Montant comparé des investissements publics en euros courants dans les différentes infrastructures de transport entre 1997 et 2007 (Doc. CERTU/Transflash).
Dans ce contexte les discours sur le « rééquilibrage des investissements » relève de la fiction d’autant que dans le contexte lyonnais, outre la réémergence du projet autoroutier de TOP (plus de 2 milliards d’euros, soit, à titre de comparaison de l’ordre de 20 kilomètres de ligne de métro souterrain ou, si vous préférez 100 kilomètres de ligne de tramway), d’autres projets sortent du chapeau. Ainsi le conseil général du Rhône a annoncé en décembre, en lien avec la construction de l’autoroute A89, à la fois un projet de pénétrante routière pour la vallée de l’Azergues et des déviations à péage pour L’Arbresle et Sain-Bel… Le tout estimé à 220 millions d’euros.
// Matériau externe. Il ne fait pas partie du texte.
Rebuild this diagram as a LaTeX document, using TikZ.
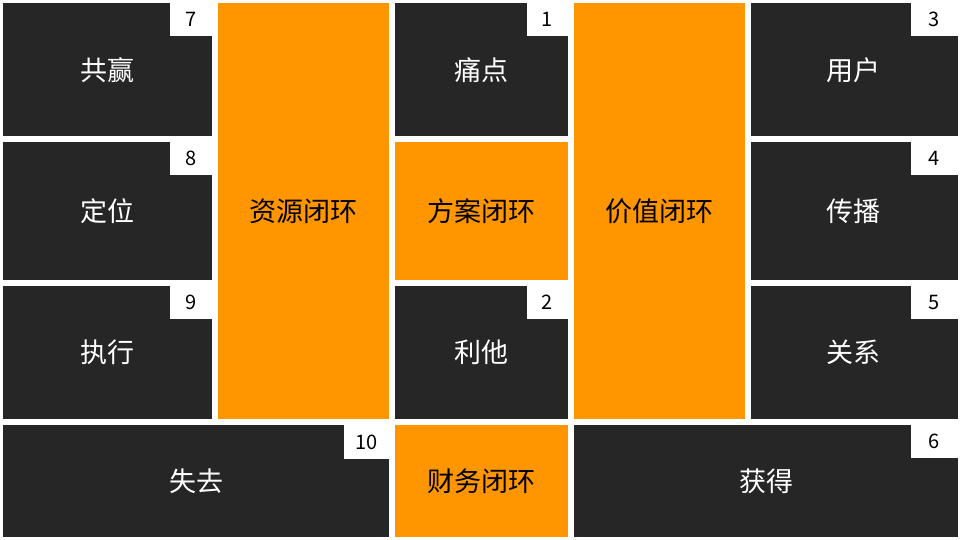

Bref, en même temps que l’on veut par la fiscalité faire que les gens soient des parangons de vertu, les politiques pousse-au-crime se poursuivent… Ainsi où est la taxe qui pourrait frapper lourdement l’urbanisation des espaces ruraux et agricoles ? Où sont les lois qui imposeraient l’indispensable mixité fonctionnelle des zones urbaines dans les document d’urbanisme ? Quand fera-t-on enfin payer le vrai coût de la route aux automobilistes et aux transporteurs routiers ? Bref, c’est un peu comme si la taxe carbone n’était que l’habillage de bonne conscience d’un impôt supplémentaire frappant les personnes qui se sont faites piéger par le système, tout en ne changeant surtout rien au reste.
Sources : Historail. janvier 2010 n°12. p 36-95. ISSN : 1957-5971.
Transflash. n°340/février 2009. p 3.